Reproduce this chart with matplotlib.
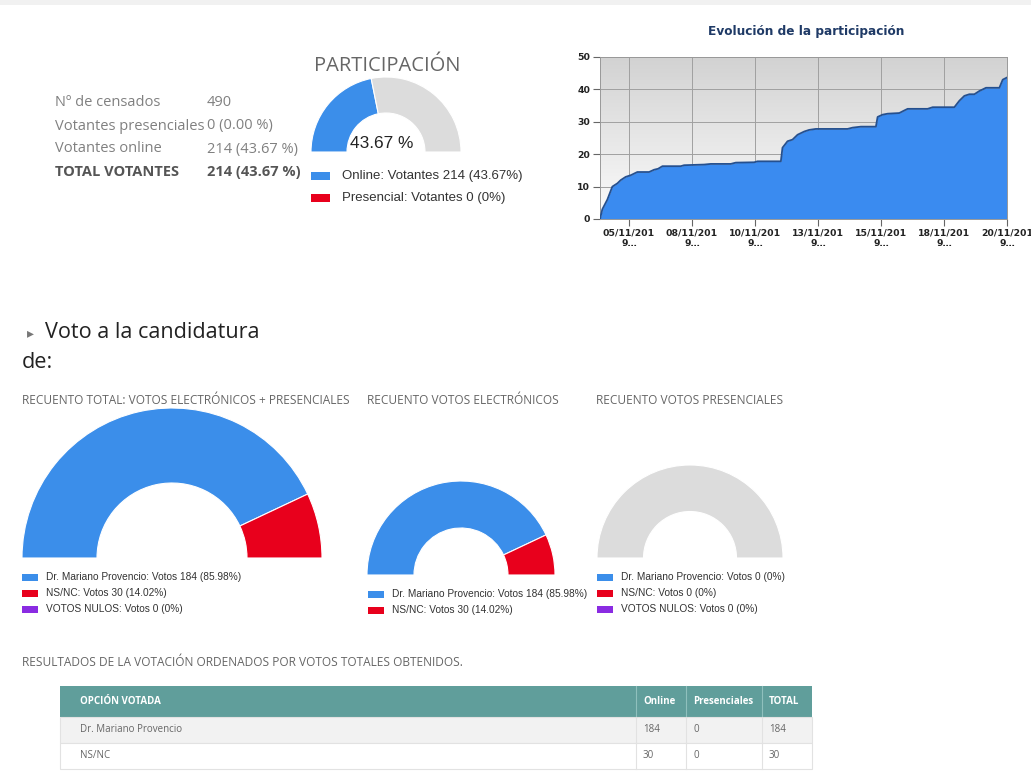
import numpy as np
import matplotlib
matplotlib.use("Agg")
import matplotlib.pyplot as plt
from matplotlib.patches import Rectangle
from matplotlib.colors import LinearSegmentedColormap

# tamaño de la página en píxeles
W, H = 1031, 776

# ================================
# Datos
# ================================
censados = 490
votantes_online = 214
votantes_presenciales = 0

stats_labels = ["Nº de censados", "Votantes presenciales", "Votantes online", "TOTAL VOTANTES"]
stats_values = ["490", "0 (0.00 %)", "214 (43.67 %)", "214 (43.67 %)"]

# evolución de la participación (posición en el eje de fechas, % participación)
evol_t = [-0.461, -0.424, -0.344, -0.265, -0.185, -0.132, -0.053, 0.026, 0.132, 0.318,
          0.397, 0.461, 0.530, 0.821, 0.874, 1.192, 1.298, 1.615, 1.695, 1.986,
          2.039, 2.410, 2.436, 2.516, 2.595, 2.675, 2.781, 2.860, 2.966, 3.469,
          3.549, 3.681, 3.919, 3.946, 4.025, 4.105, 4.290, 4.370, 4.423, 4.740,
          4.820, 5.164, 5.244, 5.323, 5.402, 5.482, 5.561, 5.667, 5.879, 5.932, 6.0]
evol_pct = [0, 3, 6, 10, 11, 12, 13, 13.5, 14.5, 14.5,
            15.2, 15.5, 16.3, 16.3, 16.6, 16.8, 17, 17, 17.4, 17.5,
            17.8, 17.8, 22, 24, 24.5, 26, 27, 27.5, 27.8, 27.8,
            28.2, 28.5, 28.5, 31.5, 32.2, 32.5, 32.7, 33.5, 34, 34,
            34.5, 34.5, 36.5, 38, 38.5, 38.5, 39.5, 40.5, 40.5, 43, 43.67]
evol_fechas = ["05/11/2019", "08/11/2019", "10/11/2019", "13/11/2019",
               "15/11/2019", "18/11/2019", "20/11/2019"]

opciones = ["Dr. Mariano Provencio", "NS/NC", "VOTOS NULOS"]
votos_online = [184, 30, 0]
votos_presenciales = [0, 0, 0]
votos_total = [184, 30, 0]

# colores
AZUL = "#3b8eea"
ROJO = "#e8001c"
MORADO = "#8a2be2"
GRIS = "#dcdcdc"
colores_opciones = [AZUL, ROJO, MORADO]

SANS = ["Open Sans", "DejaVu Sans"]
ARIAL = ["Liberation Sans", "DejaVu Sans"]

fig = plt.figure(figsize=(W / 100, H / 100), dpi=100)
fig.patch.set_facecolor("white")

# capa base en coordenadas de píxel
ax0 = fig.add_axes([0, 0, 1, 1])
ax0.set_xlim(0, W)
ax0.set_ylim(H, 0)
ax0.axis("off")
ax0.add_patch(Rectangle((0, 0), W, 5, color="#f1f1f1", lw=0))


def fig_rect(x, y, w, h):
    return [x / W, (H - y - h) / H, w / W, h / H]


def semidonut(cx, cy, r, valores, colores, ratio=0.5):
    ax = fig.add_axes(fig_rect(cx - r, cy - r, 2 * r, 2 * r))
    total = sum(valores)
    wedges, _ = ax.pie(list(valores) + [total], colors=list(colores) + ["none"],
                       startangle=180, counterclock=False, radius=1,
                       wedgeprops=dict(width=1 - ratio, edgecolor="white", linewidth=0.8))
    wedges[-1].set_edgecolor("none")
    for w_, v in zip(wedges[:-1], valores):
        if v == 0:
            w_.set_edgecolor("none")
    ax.set_xlim(-1, 1)
    ax.set_ylim(-1, 1)
    ax.set_aspect("equal")
    return ax


def leyenda(x0, ys, textos, colores, size=7.3, sw=16, sh=7):
    for y, t, c in zip(ys, textos, colores):
        ax0.add_patch(Rectangle((x0, y - sh / 2), sw, sh, color=c, lw=0))
        ax0.text(x0 + sw + 8, y, t, fontsize=size, family=ARIAL, color="#333333", va="center")


def pct(v, total):
    return f"{v / total * 100:.2f}%" if total and v else "0%"


# ================================
# Bloque de estadísticas
# ================================
for i, (lab, val) in enumerate(zip(stats_labels, stats_values)):
    y = 103 + i * 23
    bold = i == len(stats_labels) - 1
    col = "#555555" if bold else "#808080"
    ax0.text(55, y, lab, fontsize=10.5, family=SANS, color=col, va="center",
             fontweight="bold" if bold else "normal")
    ax0.text(207, y, val, fontsize=10.5, family=SANS, color=col, va="center",
             fontweight="bold" if bold else "normal")

# ================================
# Participación (gauge)
# ================================
ax0.text(387, 66, "PARTICIPACIÓN", fontsize=14.5, family=SANS, color="#666666",
         ha="center", va="center")
semidonut(386, 152, 75, [votantes_online, censados - votantes_online], [AZUL, GRIS], ratio=0.52)
ax0.text(382, 143, f"{votantes_online / censados * 100:.2f} %", fontsize=12.4, family=ARIAL,
         color="#222222", ha="center", va="center")
for y, t, c in zip([176, 198],
                   [f"Online: Votantes {votantes_online} ({votantes_online / censados * 100:.2f}%)",
                    f"Presencial: Votantes {votantes_presenciales} ({pct(votantes_presenciales, censados)})"],
                   [AZUL, ROJO]):
    ax0.add_patch(Rectangle((311, y - 4), 19, 8, color=c, lw=0))
    ax0.text(342, y, t, fontsize=9.5, family=ARIAL, color="#333333", va="center")

# ================================
# Evolución de la participación
# ================================
ax0.text(806, 32, "Evolución de la participación", fontsize=8.7, family="DejaVu Sans",
         fontweight="bold", color="#1f3a66", ha="center", va="center")
axe = fig.add_axes(fig_rect(600, 57, 407, 162))
grad = np.linspace(1, 0, 256).reshape(-1, 1)
cmap = LinearSegmentedColormap.from_list("fondo", ["#fcfcfc", "#d2d2d2"])
axe.imshow(grad, extent=[0, 1, 0, 1], transform=axe.transAxes, cmap=cmap,
           aspect="auto", zorder=0)
axe.fill_between(evol_t, evol_pct, color="#3a8bf0", lw=0, zorder=2)
axe.plot(evol_t, evol_pct, color="#25508f", lw=1.3, zorder=3)
axe.set_xlim(evol_t[0], evol_t[-1])
axe.set_ylim(0, 50)
axe.set_axisbelow(True)
axe.grid(True, color="#a0a0a0", lw=0.7)
axe.set_yticks([0, 10, 20, 30, 40, 50])
axe.set_xticks(range(len(evol_fechas)))
axe.set_xticklabels([d[:9] + "\n" + d[9] + "…" for d in evol_fechas])
for lbl in axe.get_xticklabels() + axe.get_yticklabels():
    lbl.set_fontweight("bold")
    lbl.set_fontfamily("DejaVu Sans")
axe.tick_params(axis="both", labelsize=6.7, labelcolor="#222222", color="#666666",
                direction="out", length=5, width=0.8, pad=2)
for s in axe.spines.values():
    s.set_color("#999999")
    s.set_linewidth(0.7)

# ================================
# Voto a la candidatura
# ================================
ax0.text(27, 333, "▸", fontsize=10, family=["DejaVu Sans"], color="#777777", va="center")
ax0.text(45, 333, "Voto a la candidatura", fontsize=15.6, family=SANS, color="#222222", va="center")
ax0.text(22, 362, "de:", fontsize=15.6, family=SANS, color="#222222", va="center")

titulos = ["RECUENTO TOTAL: VOTOS ELECTRÓNICOS + PRESENCIALES",
           "RECUENTO VOTOS ELECTRÓNICOS", "RECUENTO VOTOS PRESENCIALES"]
for x, t in zip([22, 367, 596], titulos):
    ax0.text(x, 400, t, fontsize=8.6, family=SANS, color="#666666", va="center")

# recuento total
semidonut(172, 558, 150, votos_total, colores_opciones)
tot = sum(votos_total)
leyenda(22, [577, 593, 609],
        [f"{o}: Votos {v} ({pct(v, tot)})" for o, v in zip(opciones, votos_total)],
        colores_opciones)

# recuento electrónico
semidonut(461, 575, 94, votos_online[:2], colores_opciones[:2])
tot_on = sum(votos_online)
leyenda(368, [594, 610],
        [f"{o}: Votos {v} ({pct(v, tot_on)})" for o, v in zip(opciones[:2], votos_online[:2])],
        colores_opciones[:2])

# recuento presencial (sin votos: semicírculo gris)
tot_pr = sum(votos_presenciales)
if tot_pr:
    semidonut(690, 558, 93, votos_presenciales, colores_opciones)
else:
    semidonut(690, 558, 93, [1], [GRIS])
leyenda(597, [577, 593, 609],
        [f"{o}: Votos {v} ({pct(v, tot_pr)})" for o, v in zip(opciones, votos_presenciales)],
        colores_opciones)

# ================================
# Tabla de resultados
# ================================
ax0.text(22, 662, "RESULTADOS DE LA VOTACIÓN ORDENADOS POR VOTOS TOTALES OBTENIDOS.",
         fontsize=8.6, family=SANS, color="#666666", va="center")

col_x = [60, 636, 686, 762, 812]
cabecera = ["OPCIÓN VOTADA", "Online", "Presenciales", "TOTAL"]
filas = [(o, a, b, c) for o, a, b, c in zip(opciones, votos_online, votos_presenciales, votos_total) if c > 0]
y_cab, h_cab, h_fila = 686, 31, 26

ax0.add_patch(Rectangle((col_x[0], y_cab), col_x[-1] - col_x[0], h_cab, color="#609e9b", lw=0))
for i, t in enumerate(cabecera):
    x = col_x[i] + (20 if i == 0 else 7)
    ax0.text(x, y_cab + h_cab / 2, t, fontsize=7, family=SANS, fontweight="bold",
             color="white", va="center")
for x in col_x[1:-1]:
    ax0.plot([x, x], [y_cab, y_cab + h_cab], color="#8fc0bd", lw=0.8)

for j, fila in enumerate(filas):
    y = y_cab + h_cab + j * h_fila
    ax0.add_patch(Rectangle((col_x[0], y), col_x[-1] - col_x[0], h_fila,
                            facecolor="#f2f2f2" if j % 2 == 0 else "white",
                            edgecolor="#e2e2e2", lw=0.8))
    for i, v in enumerate(fila):
        x = col_x[i] + (20 if i == 0 else 7)
        ax0.text(x, y + h_fila / 2, str(v), fontsize=7, family=SANS, color="#666666", va="center")
    for x in col_x[1:-1]:
        ax0.plot([x, x], [y, y + h_fila], color="#e2e2e2", lw=0.8)

fig.savefig("out.png", dpi=100, facecolor="white")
-=-=-
▶ [TASK DETAILS]:
Skip the pictures and restate exactly the lines from the beginning of the listing to the line with "from matplotlib.colors import", that line included.

▶ [FINISHED ANSWER]:
Reproduce this chart with matplotlib.
import numpy as np
import matplotlib
matplotlib.use("Agg")
import matplotlib.pyplot as plt
from matplotlib.patches import Rectangle
from matplotlib.colors import LinearSegmentedColormap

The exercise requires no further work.